Like most detainees, Samaan and Masri - who spoke to AFP on condition their names were changed - were transferred from secret detention in Damascus to the infamous Adra and Saydnaya jails after trials they dismiss as farcical.

Masri's case was heard before a military court despite his non-violent activism.

"The regime doesn't respect its own laws when it comes to the detainees," said one Syrian human rights lawyer, speaking on condition of anonymity for fear of repercussions.

"There are four security agencies in Syria, and each does all it can to prove it is more brutal than the next."

The lawyer described a hellish network of jails, security offices and secret detention centres across the country.
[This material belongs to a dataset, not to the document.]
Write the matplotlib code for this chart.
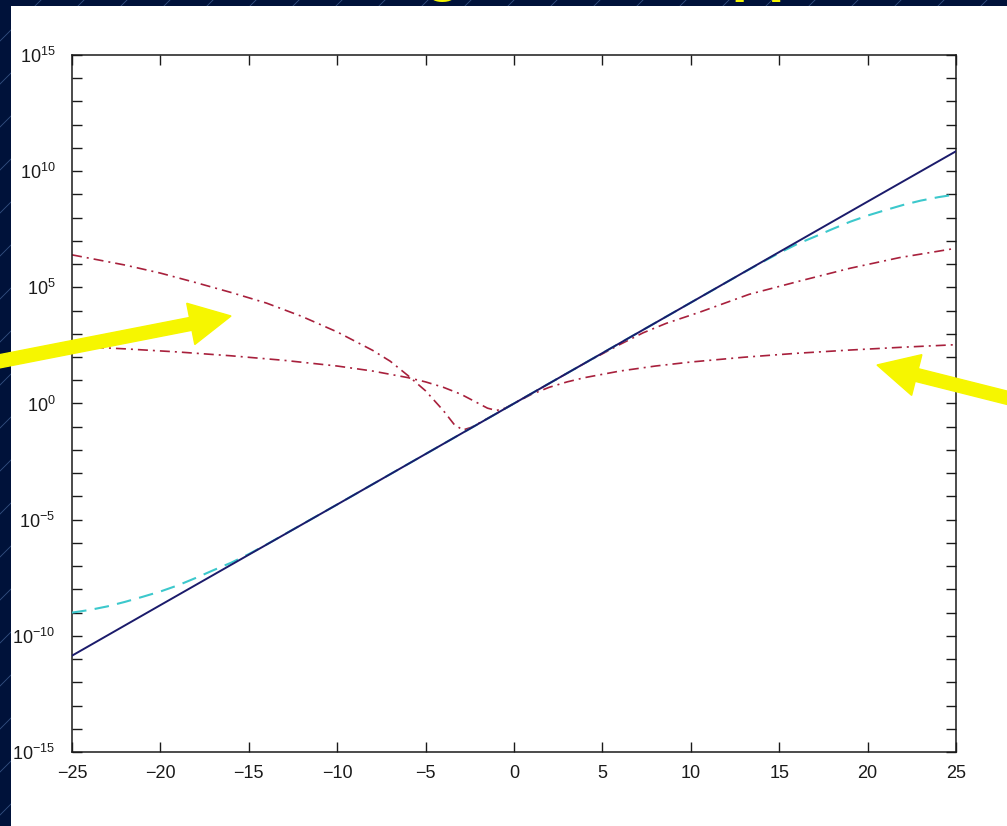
import matplotlib
matplotlib.use("Agg")
import matplotlib.pyplot as plt
import numpy as np
from matplotlib.patches import FancyArrow, Rectangle
from matplotlib.lines import Line2D
from matplotlib.transforms import IdentityTransform
from matplotlib.ticker import FixedLocator, FuncFormatter, NullLocator

plt.rcParams['font.family'] = ['Liberation Sans', 'DejaVu Sans']

# exp(x), solid navy line
exp_x = [-25, -20, -15, -10, -5, 0, 5, 10, 15, 20, 25]
exp_y = [1.4e-11, 2.1e-9, 3.1e-7, 4.5e-5, 6.7e-3, 1.0, 148, 2.2e4, 3.3e6, 4.9e8, 7.2e10]

# cyan dashed approximation
cyan_x = [-25, -24, -23, -22, -21, -20, -19, -18, -17, -16, -15, -14, -13, -10, -5, 0,
          5, 10, 13, 14, 15, 16, 17, 18, 19, 20, 21, 22, 23, 24, 25]
cyan_y = [1.0e-9, 1.3e-9, 1.85e-9, 2.9e-9, 4.8e-9, 8.1e-9, 1.5e-8, 3.1e-8, 6.7e-8, 1.4e-7,
          3.3e-7, 8.5e-7, 2.3e-6, 4.5e-5, 6.7e-3, 1.0,
          148, 2.2e4, 4.4e5, 1.17e6, 3.0e6, 7.2e6, 1.5e7, 3.2e7, 6.6e7, 1.23e8, 2.1e8,
          3.5e8, 5.4e8, 7.6e8, 1.0e9]

# red dash-dot, higher order polynomial (with the dip near x = -3)
red_hi_x = [-25, -22, -20, -18, -16, -14, -12, -10, -8, -7, -6, -5, -4, -3.4, -2.9, -2.4,
            -1, 0, 2, 4, 6, 7.3, 8.6, 10.5, 13.3, 16.2, 19, 21.8, 25]
red_hi_y = [2.5e6, 9.1e5, 4.1e5, 1.6e5, 6.0e4, 2.1e4, 5.6e3, 1.2e3, 195, 66, 16, 3.5, 0.5,
            0.13, 0.072, 0.095, 0.37, 1.0, 7.4, 54, 350, 1.1e3, 2.8e3, 8.5e3, 5.0e4,
            1.9e5, 6.6e5, 1.9e6, 4.8e6]

# red dash-dot, low order polynomial
red_lo_x = [-25, -22, -19, -16, -13, -10, -8, -6, -5, -4, -3, -2, -1.5, -1, -0.5, 0,
            1, 2, 3, 4, 6, 8, 10, 13, 16, 19, 22, 25]
red_lo_y = [290, 225, 165, 113, 72, 41, 25, 13, 8.5, 5, 2.5, 1.0, 0.63, 0.5, 0.63, 1.0,
            2.5, 5, 8.5, 13, 25, 41, 61, 98, 145, 200, 265, 340]

x_ticks = [-25, -20, -15, -10, -5, 0, 5, 10, 15, 20, 25]
y_decades = list(range(-15, 16))

fig = plt.figure(figsize=(10.07, 8.26), dpi=100, facecolor="#00123a")

# slide background: thin diagonal lines, then the white panel
for c in range(-1000, 1100, 43):
    fig.add_artist(Line2D([c, c + 1000], [0, 1000], color="#4a6aa0", lw=0.6, alpha=0.7,
                          transform=IdentityTransform(), zorder=-3))
fig.add_artist(Rectangle((11, 0), 1000, 820, facecolor="white", edgecolor="none",
                         transform=IdentityTransform(), zorder=-2))

# slide title, only the bottom of its descenders is in view
fig.text(0.31, 1.0125, "Range of the Approximation", color="#f4f400", fontsize=43,
         fontweight="bold", ha="left", va="baseline", zorder=-1)

ax = fig.add_axes([72 / 1007, 1 - 752 / 826, (956 - 72) / 1007, (752 - 55) / 826])
ax.set_facecolor("white")

ax.plot(exp_x, exp_y, color="#1b1b6b", lw=1.4, zorder=4)
ax.plot(cyan_x, cyan_y, color="#3cc8cc", lw=1.5, linestyle=(0, (7, 4)), zorder=3)
ax.plot(red_hi_x, red_hi_y, color="#a8203c", lw=1.2, linestyle=(0, (6, 3, 1.2, 3)), zorder=2)
ax.plot(red_lo_x, red_lo_y, color="#a8203c", lw=1.2, linestyle=(0, (6, 3, 1.2, 3)), zorder=2)

ax.set_yscale("log")
ax.set_xlim(-25, 25)
ax.set_ylim(1e-15, 1e15)

ax.xaxis.set_major_locator(FixedLocator(x_ticks))
ax.yaxis.set_major_locator(FixedLocator([10.0 ** d for d in y_decades]))
ax.yaxis.set_minor_locator(NullLocator())


def ylab(v, pos):
    d = int(round(np.log10(v)))
    if d % 5 == 0:
        return r"$\mathdefault{10^{%d}}$" % d
    return ""


ax.yaxis.set_major_formatter(FuncFormatter(ylab))

ax.tick_params(axis='both', which='major', direction='in', length=7, width=1,
               top=True, right=True, labelsize=13, colors="#1a1a1a")
ax.tick_params(axis='x', pad=9)
ax.tick_params(axis='y', pad=12)
for s in ax.spines.values():
    s.set_linewidth(1.1)
    s.set_color("#1a1a1a")

# yellow arrows pointing at the red curves
arrow_kw = dict(width=13, head_width=42, head_length=41, length_includes_head=True,
                color="#f6f600", transform=IdentityTransform(), zorder=6)
fig.add_artist(FancyArrow(-4, 826 - 362, 235, 46, **arrow_kw))
fig.add_artist(FancyArrow(1012, 826 - 399, -135, 34, **arrow_kw))

fig.savefig("out.png", dpi=100, facecolor=fig.get_facecolor())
"In Damascus alone there are 30 to 40 security offices, which are illegal, as well as an unknown number of secret detention sites," he said.

'Memories haunt me' 

In June, Assad issued an unprecedented amnesty covering tens of thousands of people detained throughout the conflict under Syria's notorious anti-terrorism law.

But only a handful of high-profile prisoners of conscience have been freed. 

Human rights activist Sema Nassar said the government refuses to release peaceful activists who played a key role in the 2011 uprising because "it fears the impact" they might have if freed.

Syria's conflict began as a peaceful movement demanding democratic change, but evolved into a civil war after the government unleashed a violent crackdown against dissent.

Activists say most of those who led the uprising are now dead, in jail, or missing.

Those who did survive detention say they can never forget what they endured. 

"Memories come back to haunt me every day, when I eat, when I sleep," said Samaan. "It's so awful in there. Some things you just can't talk about."